Monday, January 25, 2010

The network performance within the cloud, an hidden enemy

A lot of people talked about the latency issue when hosting services in the cloud . Recently amazon latency hiccup revealed a deeper problem, but seems to be rarely discussed. While most focus on the network access and consume services from the cloud. I realise that their is a big unknown concerning network performance inside the cloud.

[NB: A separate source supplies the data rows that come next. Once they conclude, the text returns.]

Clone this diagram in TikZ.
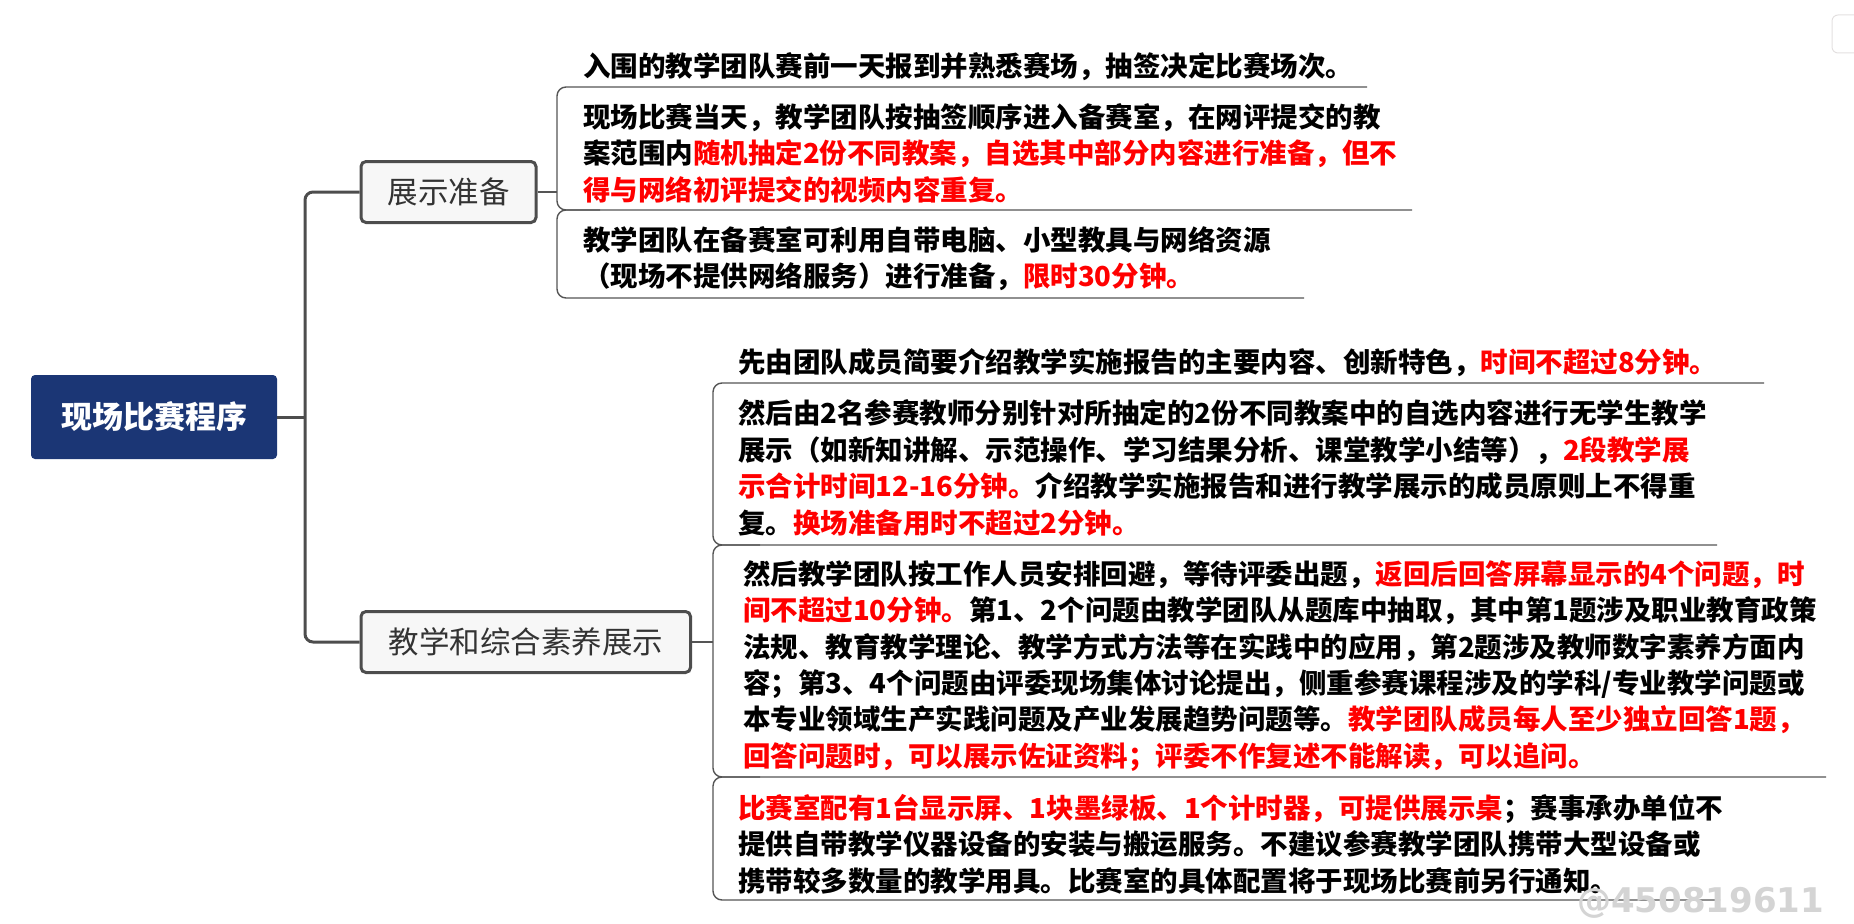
\documentclass[tikz,border=0pt]{standalone}
\usepackage{fontspec}
\setmainfont{Noto Sans CJK SC}
\newfontfamily\markfont{DejaVu Sans}
\usepackage{xcolor}
\usepackage{tikz}
\usetikzlibrary{positioning}
\usetikzlibrary{calc}

\definecolor{rootblue}{RGB}{27,54,117}
\definecolor{hilite}{RGB}{255,0,0}
\definecolor{stemgray}{RGB}{77,77,77}
\definecolor{twiggray}{RGB}{85,85,85}
\definecolor{boxfill}{RGB}{247,247,247}

\newcommand{\hl}[1]{\textcolor{hilite}{#1}}
\newcommand{\ls}{\rule[-5.1pt]{0pt}{31.1pt}}

\begin{document}
\begin{tikzpicture}[x=1pt, y=-1pt, root/.style={fill=rootblue, rounded corners=4pt, text=white, font=\fontsize{31}{36}\selectfont\bfseries, minimum width=246pt, minimum height=84pt, inner sep=0pt}, topic/.style={draw=stemgray, line width=3pt, fill=boxfill, rounded corners=5pt, text=black!80, font=\fontsize{30.5}{36}\selectfont, minimum height=61pt, inner xsep=26.5pt, anchor=west}, leaf/.style={anchor=west, align=left, inner sep=0pt, font=\fontsize{27.5}{36.4}\selectfont\bfseries}, stem/.style={draw=stemgray, line width=3pt, rounded corners=8pt}, twig/.style={draw=twiggray, line width=1.4pt, rounded corners=9pt}]
	\useasboundingbox (0,0) rectangle (1854,923);
	% root and main topics
	\node[root] (prog) at (154,417) {现场比赛程序};
	\node[topic] (prep) at (359.5,192) {展示准备};
	\node[topic, inner xsep=27.5pt] (show) at (359.5,642) {教学和综合素养展示};
	\coordinate (fork) at (305,417);
	\draw[stem] (prog.east) -- (fork);
	\draw[stem] (prep.west) -| (fork) |- (show.west);
	% first group
	\coordinate (j1) at (557,192);
	\draw[twig] (prep.east) -- (j1);
	\draw[twig] (1367,87) -- (557,87) -- (557,210) -- (1412,210);
	\draw[twig] (600,210) -- (557,210) -- (557,298) -- (1304,298);
	\node[leaf] (p1) at (583,66.5) {\ls 入围的教学团队赛前一天报到并熟悉赛场，抽签决定比赛场次。};
	\node[leaf] (p2) at (583,153.3) {\ls 现场比赛当天，教学团队按抽签顺序进入备赛室，在网评提交的教\\ \ls 案范围内\hl{随机抽定2份不同教案，自选其中部分内容进行准备，但不}\\ \ls\hl{得与网络初评提交的视频内容重复。}};
	\node[leaf] (p3) at (583,258.3) {\ls 教学团队在备赛室可利用自带电脑、小型教具与网络资源\\ \ls （现场不提供网络服务）进行准备，\hl{限时30分钟。}};
	% second group
	\coordinate (j2) at (713,642);
	\draw[twig] (show.east) -- (j2);
	\draw[twig] (1764,383) -- (713,383) -- (713,545) -- (1717,545);
	\draw[twig] (760,545) -- (713,545) -- (713,777) -- (1826,777);
	\draw[twig] (760,777) -- (713,777) -- (713,900) -- (1720,900);
	\node[leaf] (s1) at (738,362.5) {\ls 先由团队成员简要介绍教学实施报告的主要内容、创新特色，\hl{时间不超过8分钟。}};
	\node[leaf] (s2) at (738,468) {\ls 然后由2名参赛教师分别针对所抽定的2份不同教案中的自选内容进行无学生教学\\ \ls 展示（如新知讲解、示范操作、学习结果分析、课堂教学小结等），\hl{2段教学展}\\ \ls\hl{示合计时间12-16分钟。}介绍教学实施报告和进行教学展示的成员原则上不得重\\ \ls 复。\hl{换场准备用时不超过2分钟。}};
	\node[leaf] (s3) at (743,664.8) {\ls 然后教学团队按工作人员安排回避，等待评委出题，\hl{返回后回答屏幕显示的4个问题，时}\\ \ls\hl{间不超过10分钟。}第1、2个问题由教学团队从题库中抽取，其中第1题涉及职业教育政策\\ \ls 法规、教育教学理论、教学方式方法等在实践中的应用，第2题涉及教师数字素养方面内\\ \ls 容；第3、4个问题由评委现场集体讨论提出，侧重参赛课程涉及的学科/专业教学问题或\\ \ls 本专业领域生产实践问题及产业发展趋势问题等。\hl{教学团队成员每人至少独立回答1题，}\\ \ls\hl{回答问题时，可以展示佐证资料；评委不作复述不能解读，可以追问。}};
	\node[leaf] (s4) at (738,844.2) {\ls\hl{比赛室配有1台显示屏、1块墨绿板、1个计时器，可提供展示桌}；赛事承办单位不\\ \ls 提供自带教学仪器设备的安装与搬运服务。不建议参赛教学团队携带大型设备或\\ \ls 携带较多数量的教学用具。比赛室的具体配置将于现场比赛前另行通知。};
	% page marks
	\draw[draw=red!10!black!12, line width=1pt, rounded corners=6pt] (1832,15) rectangle (1890,53);
	\node[anchor=west, inner sep=0pt, text=black!17, font=\markfont\bfseries\fontsize{34}{40}\selectfont] (mark) at (1577,903) {@450819611};
\end{tikzpicture}
\end{document}
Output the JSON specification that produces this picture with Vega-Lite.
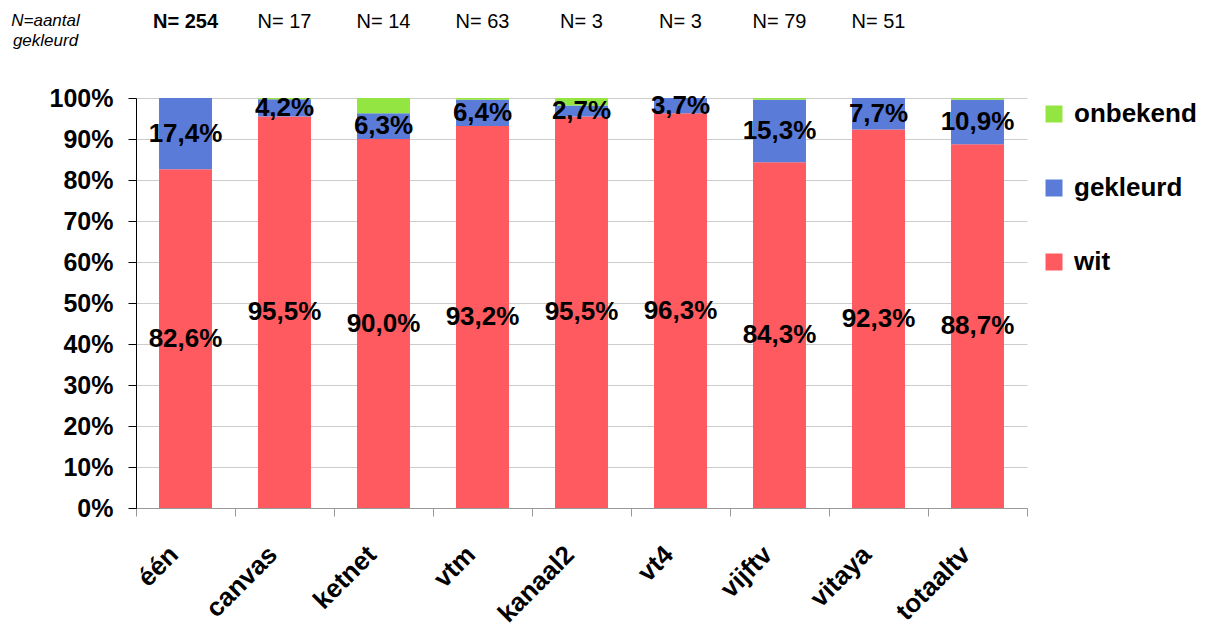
{
  "$schema": "https://vega.github.io/schema/vega-lite/v6.json",
  "width": 891,
  "height": 410,
  "autosize": {"type": "none"},
  "padding": {"left": 136, "top": 98, "right": 182, "bottom": 117},
  "background": "white",
  "config": {
    "locale": {"number": {"decimal": ",", "thousands": ".", "grouping": [3], "currency": ["€", ""]}},
    "view": {"stroke": null},
    "font": "Liberation Sans"
  },
  "datasets": {
    "aandeel": [
      {"zender": "één", "serie": "wit", "volgorde": 1, "aandeel": 0.826},
      {"zender": "één", "serie": "gekleurd", "volgorde": 2, "aandeel": 0.174},
      {"zender": "één", "serie": "onbekend", "volgorde": 3, "aandeel": 0.0},
      {"zender": "canvas", "serie": "wit", "volgorde": 1, "aandeel": 0.955},
      {"zender": "canvas", "serie": "gekleurd", "volgorde": 2, "aandeel": 0.042},
      {"zender": "canvas", "serie": "onbekend", "volgorde": 3, "aandeel": 0.003},
      {"zender": "ketnet", "serie": "wit", "volgorde": 1, "aandeel": 0.900},
      {"zender": "ketnet", "serie": "gekleurd", "volgorde": 2, "aandeel": 0.063},
      {"zender": "ketnet", "serie": "onbekend", "volgorde": 3, "aandeel": 0.037},
      {"zender": "vtm", "serie": "wit", "volgorde": 1, "aandeel": 0.932},
      {"zender": "vtm", "serie": "gekleurd", "volgorde": 2, "aandeel": 0.064},
      {"zender": "vtm", "serie": "onbekend", "volgorde": 3, "aandeel": 0.004},
      {"zender": "kanaal2", "serie": "wit", "volgorde": 1, "aandeel": 0.955},
      {"zender": "kanaal2", "serie": "gekleurd", "volgorde": 2, "aandeel": 0.027},
      {"zender": "kanaal2", "serie": "onbekend", "volgorde": 3, "aandeel": 0.018},
      {"zender": "vt4", "serie": "wit", "volgorde": 1, "aandeel": 0.963},
      {"zender": "vt4", "serie": "gekleurd", "volgorde": 2, "aandeel": 0.037},
      {"zender": "vt4", "serie": "onbekend", "volgorde": 3, "aandeel": 0.0},
      {"zender": "vijftv", "serie": "wit", "volgorde": 1, "aandeel": 0.843},
      {"zender": "vijftv", "serie": "gekleurd", "volgorde": 2, "aandeel": 0.153},
      {"zender": "vijftv", "serie": "onbekend", "volgorde": 3, "aandeel": 0.004},
      {"zender": "vitaya", "serie": "wit", "volgorde": 1, "aandeel": 0.923},
      {"zender": "vitaya", "serie": "gekleurd", "volgorde": 2, "aandeel": 0.077},
      {"zender": "vitaya", "serie": "onbekend", "volgorde": 3, "aandeel": 0.0},
      {"zender": "totaaltv", "serie": "wit", "volgorde": 1, "aandeel": 0.887},
      {"zender": "totaaltv", "serie": "gekleurd", "volgorde": 2, "aandeel": 0.109},
      {"zender": "totaaltv", "serie": "onbekend", "volgorde": 3, "aandeel": 0.004}
    ],
    "aantal": [
      {"zender": "één", "N": "N= 254"},
      {"zender": "canvas", "N": "N= 17"},
      {"zender": "ketnet", "N": "N= 14"},
      {"zender": "vtm", "N": "N= 63"},
      {"zender": "kanaal2", "N": "N= 3"},
      {"zender": "vt4", "N": "N= 3"},
      {"zender": "vijftv", "N": "N= 79"},
      {"zender": "vitaya", "N": "N= 51"}
    ]
  },
  "resolve": {"axis": {"x": "independent", "y": "independent"}},
  "layer": [
    {
      "data": {"name": "aandeel"},
      "transform": [
        {"stack": "aandeel", "groupby": ["zender"], "sort": [{"field": "volgorde"}], "as": ["y0", "y1"]}
      ],
      "mark": {"type": "bar", "width": {"band": 0.535}},
      "encoding": {
        "x": {
          "field": "zender", "type": "nominal",
          "sort": ["één", "canvas", "ketnet", "vtm", "kanaal2", "vt4", "vijftv", "vitaya", "totaaltv"],
          "scale": {"paddingInner": 0, "paddingOuter": 0},
          "axis": {
            "title": null, "orient": "bottom", "labelAngle": -45, "labelFontSize": 26,
            "labelFontWeight": "bold", "labelColor": "black", "labelPadding": 25, "labelOffset": -21,
            "tickBand": "extent", "tickSize": 8, "tickColor": "#999999", "domainColor": "#999999",
            "grid": false
          }
        },
        "y": {
          "field": "y0", "type": "quantitative",
          "scale": {"domain": [0, 1]},
          "axis": {
            "title": null, "orient": "left", "format": ".0%",
            "values": [0, 0.1, 0.2, 0.3, 0.4, 0.5, 0.6, 0.7, 0.8, 0.9, 1],
            "labelFontSize": 25, "labelFontWeight": "bold", "labelColor": "black",
            "tickColor": "black", "domainColor": "black", "tickSize": 8, "labelPadding": 15,
            "grid": true, "gridColor": "#cccccc"
          }
        },
        "y2": {"field": "y1"},
        "color": {
          "field": "serie", "type": "nominal",
          "scale": {"domain": ["onbekend", "gekleurd", "wit"], "range": ["#93E641", "#5B7BD9", "#FF5A5F"]},
          "legend": {
            "title": null, "orient": "none", "legendX": 905, "legendY": 3, "symbolType": "square",
            "symbolSize": 289, "symbolStrokeWidth": 0, "labelFontSize": 26, "labelFontWeight": "bold",
            "labelColor": "black", "rowPadding": 48, "labelOffset": 7, "padding": 0
          }
        }
      }
    },
    {
      "data": {"name": "aandeel"},
      "transform": [
        {"stack": "aandeel", "groupby": ["zender"], "sort": [{"field": "volgorde"}], "as": ["y0", "y1"]},
        {"filter": "datum.serie !== 'onbekend'"},
        {"calculate": "(datum.y0 + datum.y1) / 2", "as": "midden"}
      ],
      "mark": {"type": "text", "fontSize": 26, "fontWeight": "bold", "color": "black", "baseline": "middle"},
      "encoding": {
        "x": {"field": "zender", "type": "nominal", "sort": ["één", "canvas", "ketnet", "vtm", "kanaal2", "vt4", "vijftv", "vitaya", "totaaltv"], "axis": null},
        "y": {"field": "midden", "type": "quantitative", "axis": null},
        "text": {"field": "aandeel", "type": "quantitative", "format": ".1%"}
      }
    },
    {
      "data": {"name": "aantal"},
      "transform": [{"filter": "datum.zender === 'één'"}],
      "mark": {"type": "text", "fontSize": 20, "fontWeight": "bold", "color": "black", "baseline": "middle"},
      "encoding": {
        "x": {
          "field": "zender", "type": "nominal",
          "sort": ["één", "canvas", "ketnet", "vtm", "kanaal2", "vt4", "vijftv", "vitaya", "totaaltv"],
          "axis": {
            "orient": "top", "labels": false, "ticks": false, "domain": false, "grid": false,
            "title": ["N=aantal", "gekleurd"], "titleFontStyle": "italic", "titleFontWeight": "normal",
            "titleFontSize": 17, "titleColor": "black", "titleX": -91, "titleY": -86, "titleAlign": "center",
            "titleBaseline": "top", "titleLineHeight": 20, "titleAngle": 0
          }
        },
        "y": {"datum": 1.185, "type": "quantitative", "axis": null},
        "text": {"field": "N"}
      }
    },
    {
      "data": {"name": "aantal"},
      "transform": [{"filter": "datum.zender !== 'één'"}],
      "mark": {"type": "text", "fontSize": 20, "fontWeight": "normal", "color": "black", "baseline": "middle"},
      "encoding": {
        "x": {"field": "zender", "type": "nominal", "sort": ["één", "canvas", "ketnet", "vtm", "kanaal2", "vt4", "vijftv", "vitaya", "totaaltv"], "axis": null},
        "y": {"datum": 1.185, "type": "quantitative", "axis": null},
        "text": {"field": "N"}
      }
    }
  ]
}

Could provider  don't disclose their real infrastructure underlying their cloud offers. By doing so, cloud customers are completly left in the dark regarding the network linking their different instances. Leaving them with the false warm feeling that their are on top their own flat network.

What does it mean:
  • You have no idea of  your  network or I/O performance for your instance. Your virtual interface is sharing a  physical (sometimes trunked) one(s) with  other tenants collocated on the same physical server and theycompete with you for a share of the network pipe.
  • You have no idea of your network performance  between multiple instances within the same cloud:
    • First your instances can be located in different branch of the infrastructure. Which means more network gears between them.
    • Then, Virtualizated  network gears can also be thrown into the mix. Which add virtual switches and routers with sub optimal performance (remember they are software) but add greater flexibility.
    • Finally, the network traffic generated by all the tenants makes it very difficult (and expensive) to guaranty QoS throughout the infrastructure. Not to mention that capacity planning , measurement and management becomes extremely difficult because it is impossible to predict  the(often asymmetric) bandwidth  network consumption of the instance.  A reason why cloud providers dream for hugely dense, multi-terabit, wire speed L2 switching fabrics.
As a consequence, there is not generally a published service level associated with throughput and latency  within cloud.  When oversubscription hit you, you often don't see it coming.  Maybe cloud will become similar to the home broadband  with  advertised "unilimited" offers but with content ratio.

All this, makes it extremely difficult to deploy  and guaranty the performance of  services that rely on low latency and/or high bandwidth architectures such as high performance computing, web and database clusters, storage access, seismic analysis, large scale data analytics, financial services and algorithmic trading platform.

I can think of  some solutions to these problems but this will be for another post.